The cyclone's effects were felt more than 500 miles away, on Mt. Everest. "Mountaineers were climbing to lower camps after conditions at higher elevations worsened," as NPR's Sushmita Pathak reports from Mumbai.

Fani made landfall at about 8 a.m. local time Friday in the state of Odisha near Puri, a city that's a popular tourist destination on the Bay of Bengal. As it neared land, the India Meteorological Department reported the cyclone had wind speeds of about 130 miles per hour and gusts of up to 139 miles per hour.

"More than a million people have been moved to shelters in the eastern Indian state of Odisha alone," Pathak says.

Video from near the area where the storm made landfall shows trees blasted with torrential rain and heavy wind, amid very low visibility.

The storm weakened to a "very severe" cyclone by late morning, and it's expected to continue to lose power as it tracks northeast.

Fani is expected to reach Gangetic West Bengal as a "severe" cyclone by tomorrow morning.

"It's likely to enter Bangladesh by tomorrow evening," said KJ Ramesh, director general of the IMD, according to the Hindustan Times. By the time the storm reaches Bangladesh, the IMD, says it's expected to be simply a cyclone, with gusts of up to 50 miles per hour. As it approached, some 2.1 million people were ordered to evacuate in Bangladesh, according to Reuters.

Cyclone season in the North Indian basin typically runs from April to December, with activity peaking in May and November, according to the National Oceanic and Atmospheric Administration. Fani is the most severe storm to hit India in five years, Reuters reports.

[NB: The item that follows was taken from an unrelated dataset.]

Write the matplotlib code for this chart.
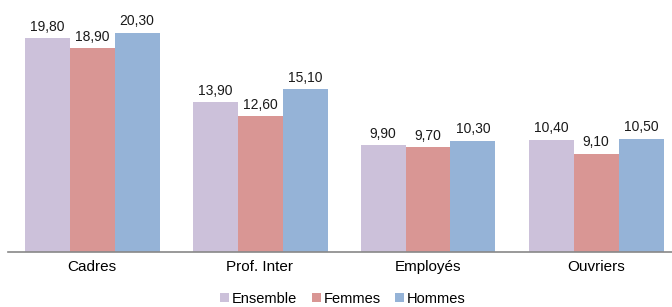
import matplotlib.pyplot as plt
import numpy as np

plt.rcParams['font.family'] = ['Liberation Sans', 'DejaVu Sans']

# Données
categories = ['Cadres', 'Prof. Inter', 'Employés', 'Ouvriers']
series = ['Ensemble', 'Femmes', 'Hommes']
ensemble = [19.8, 13.9, 9.9, 10.4]
femmes = [18.9, 12.6, 9.7, 9.1]
hommes = [20.3, 15.1, 10.3, 10.5]
couleurs = ['#CCC1DA', '#D99694', '#95B3D7']

fig = plt.figure(figsize=(6.72, 3.07), dpi=100)
# axes slightly wider than the figure: the last group is clipped on the right
ax = fig.add_axes([8 / 672, 1 - 252 / 307, 672 / 672, 236 / 307])

x = np.arange(len(categories))
w = 45 / 168
for i, (vals, lab, col) in enumerate(zip([ensemble, femmes, hommes], series, couleurs)):
    pos = x + (i - 1) * w
    ax.bar(pos, vals, width=w, color=col, label=lab)
    for p, v in zip(pos, vals):
        ax.text(p, v + 0.4, f'{v:.2f}'.replace('.', ','), ha='center', va='bottom',
                fontsize=10, color='#1a1a1a')

ax.set_xlim(-0.5, 3.5)
ax.set_ylim(0, 236 / 10.8)
ax.set_xticks(x)
ax.set_xticklabels(categories, fontsize=11)
ax.tick_params(axis='x', length=0, pad=6)
ax.set_yticks([])
for s in ['top', 'right', 'left']:
    ax.spines[s].set_visible(False)
ax.spines['bottom'].set_color('#888888')
ax.spines['bottom'].set_linewidth(1.2)

fig.legend(loc='center', bbox_to_anchor=(343 / 672, 1 - 299 / 307), ncol=3, frameon=False,
           fontsize=10.5, handlelength=0.6, handleheight=0.6, handletextpad=0.2,
           columnspacing=1.0, borderaxespad=0)

fig.savefig('out.png', dpi=100)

While the extent of the destruction is not yet clear, the IMB had predicted the "total destruction of thatched houses" in coastal Odisha areas.

"It was a massive cyclone, like many others our house is flooded. Boundary walls of houses around us have collapsed, trees have been uprooted. It is a panic situation," Anuradha Mohanty, who lives about 40 miles inland from the center of the storm, told Reuters.

India's National Disaster Management Authority is warning people not to enter damaged buildings after the storm, and to watch out for downed electric wires and broken glass. Authorities have set nearly 4,000 shelters in Odisha, according to The Associated Press.

Fishermen have been advised not to go out into the Bay of Bengal near Odisha and the West Bengal coasts until Saturday.

The storm disrupted a number of scheduled trains and delayed flights from Kolkata in West Bengal.

Fani arrived as India is in the middle of a massive, multi-stage election — though the people of Odisha have already cast their votes.